Friday, November 09, 2007

I GOT LAID!

Hello My Friends.
I hope all are doing well. It’s been sometime since I’ve written here and at one point thought I would give it up since I haven’t had the time to really blog things down. I started the blog as a way of me coping with some of my day to day issues as well as my closest friends keeping contact with me as well. It has been helpful especially when it came to my father as folks seem to really be interested in how he was doing. You all will be happy to know he’s still here and doing well. He’s in a rehab slash home but improving pretty much everyday. I’m just happy to have him here another year. Thanksgiving will be interesting for sure. I have to work that day but it’s all good. Good news, I’ll be off Xmas holidays and New Years as well. Not that I’ll be sharing it with anyone special. Well I take that back as there is a certain someone in Boston who’s taking a liking to me. However I’m still dealing with my ex and his absences. I’ve gotten over the fact that he’s gone to the big house and have moved on.

As of today, I GOT LAID! After a year and so many months I felt like a virgin but once I got going it was like riding a bicycle as I remembered every thing I even learned. I know he enjoyed it and I did to a point but it just wasn’t my ex. I didn’t feel the bells and whistles as I did from my ex. Then again I have been an angry man these past couple of month and it’s shown in my job performance as well as close friendships. Good thing is I can recognize this and start making some changes in my life to be a better person and move on in life. My ex will always be a part of my life and I’m well away that he’s going to be locked up for a long time. Still there are some thinking I’m going to wait around for him. I don’t hold the future and surely don’t clam to see into the future, but this I know I still have a lot of living to do and I’m going to try and do it to the fullest. After all life is what we make of it.

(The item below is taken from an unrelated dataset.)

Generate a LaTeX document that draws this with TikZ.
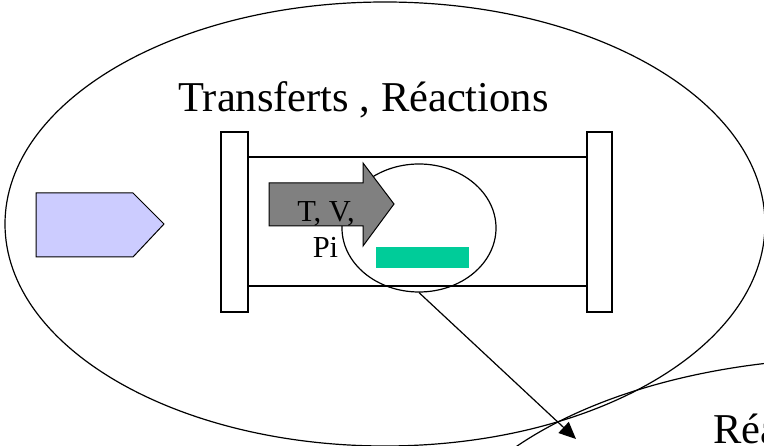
\documentclass[tikz,border=0pt]{standalone}
\usepackage{fontspec}
\setmainfont{Liberation Serif}
\usetikzlibrary{arrows.meta,shapes.geometric}
\definecolor{inletblue}{RGB}{204,204,255}
\definecolor{flowgray}{RGB}{128,128,128}
\definecolor{zonegreen}{RGB}{0,204,153}
\begin{document}
\begin{tikzpicture}[x=1pt,y=-1pt,
  outline/.style={draw=black,line width=1.2pt},
  bigtext/.style={font=\fontsize{42.5}{51}\selectfont,inner sep=0pt,anchor=base},
  smalltext/.style={font=\fontsize{30.5}{36}\selectfont,inner sep=0pt,anchor=base},
  flange/.style={outline,fill=white}]
\useasboundingbox (0,0) rectangle (764,446);
\clip (0,0) rectangle (764,446);

% outer domain
\node[outline,ellipse,minimum width=760pt,minimum height=444pt,inner sep=0pt] (domain) at (385,224) {};
\node[bigtext] (title) at (363.5,112) {Transferts , Réactions};

% second (zoomed) domain, mostly outside the frame
\node[outline,ellipse,minimum width=860pt,minimum height=444pt,inner sep=0pt] (zoomdom) at (860,580) {};
\node[bigtext,anchor=base west] (zoomtitle) at (713,444) {Réa};

% reactor tube and flanges
\draw[outline] (248,157) -- (587,157);
\draw[outline] (248,286) -- (587,286);
\draw[flange] (221,132) rectangle (248,312);
\draw[flange] (587,132) rectangle (612,312);

% inlet marker
\draw[outline,line width=1pt,fill=inletblue] (36,193) -- (133,193) -- (164,224) -- (133,257) -- (36,257) -- cycle;

% local control volume
\node[outline,ellipse,minimum width=154pt,minimum height=128pt,inner sep=0pt] (cell) at (419,228) {};

% flow arrow
\draw[outline,line width=1pt,fill=flowgray] (269,183) -- (363,183) -- (363,163) -- (394,204) -- (363,246) -- (363,226) -- (269,226) -- cycle;
\node[smalltext] (tv) at (326,222) {T, V,};
\node[smalltext] (pi) at (325.5,258) {Pi};

% reaction zone
\fill[zonegreen] (376,247) rectangle (469,268);

% zoom connector
\coordinate (zoomtip) at (576,439);
\draw[outline,-{Triangle[length=17pt,width=15pt]}] (cell.south) -- (zoomtip);
\end{tikzpicture}
\end{document}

I’ve decided not to talk too much about my ex on here anymore as I have been getting some negative feed back from some of my co workers and close friends, the ones who know about him. However I have been getting good support from some who commend me for keeping the friendship. They understand that he made a mistake and is being punished for it. However at 55 or 65 depending on how long they keep him it’s going to be hard for him to get his life back in order and will need a good true friend on the outside who can understand what he’s going through, especially since I’ve worked that for 15 years. In other words we’ll be friends until one of us stops breathing.

I got the third issues out after a long battle with the printers. I was also relieved to her from an on line friend that I wasn’t the only one having an issues with printers. In my situation I hope they have solved there problem so that my forth issue won’t have a long delay either. By the way the Third issue, (A picture of the cover to the right) has been my best seller to date. Close to three hundred sold. As word gets out it’s getting bigger and bigger.

No big plans this weekend but Head some close friends will be coming into town this weekend so will be looking forward to seeing them if I can tear myself away to get over there. Next weekend I’ll be going to Louisiana for the announcement party of the Royal Order Unicorn, A gay and Lesbian in Lafayette, Louisiana. A great group of folks and they know how to throw a party that’s for sure. Young and old as well as straight and gay all attend and it’s nuttin but a party. And yes I spelled nothing wrong intentionally. Well that’s about it for now as I’m still debating should I stop blogging and just keep a private diary as I did before. It’s something to think about and I’ll dream over it tonight when I go to bed yet alone. I can say I’m exhausted from my sexual encounter today. At least no one was disappointed. So until fingers meet keys take care everyone and have a great weekend ahead.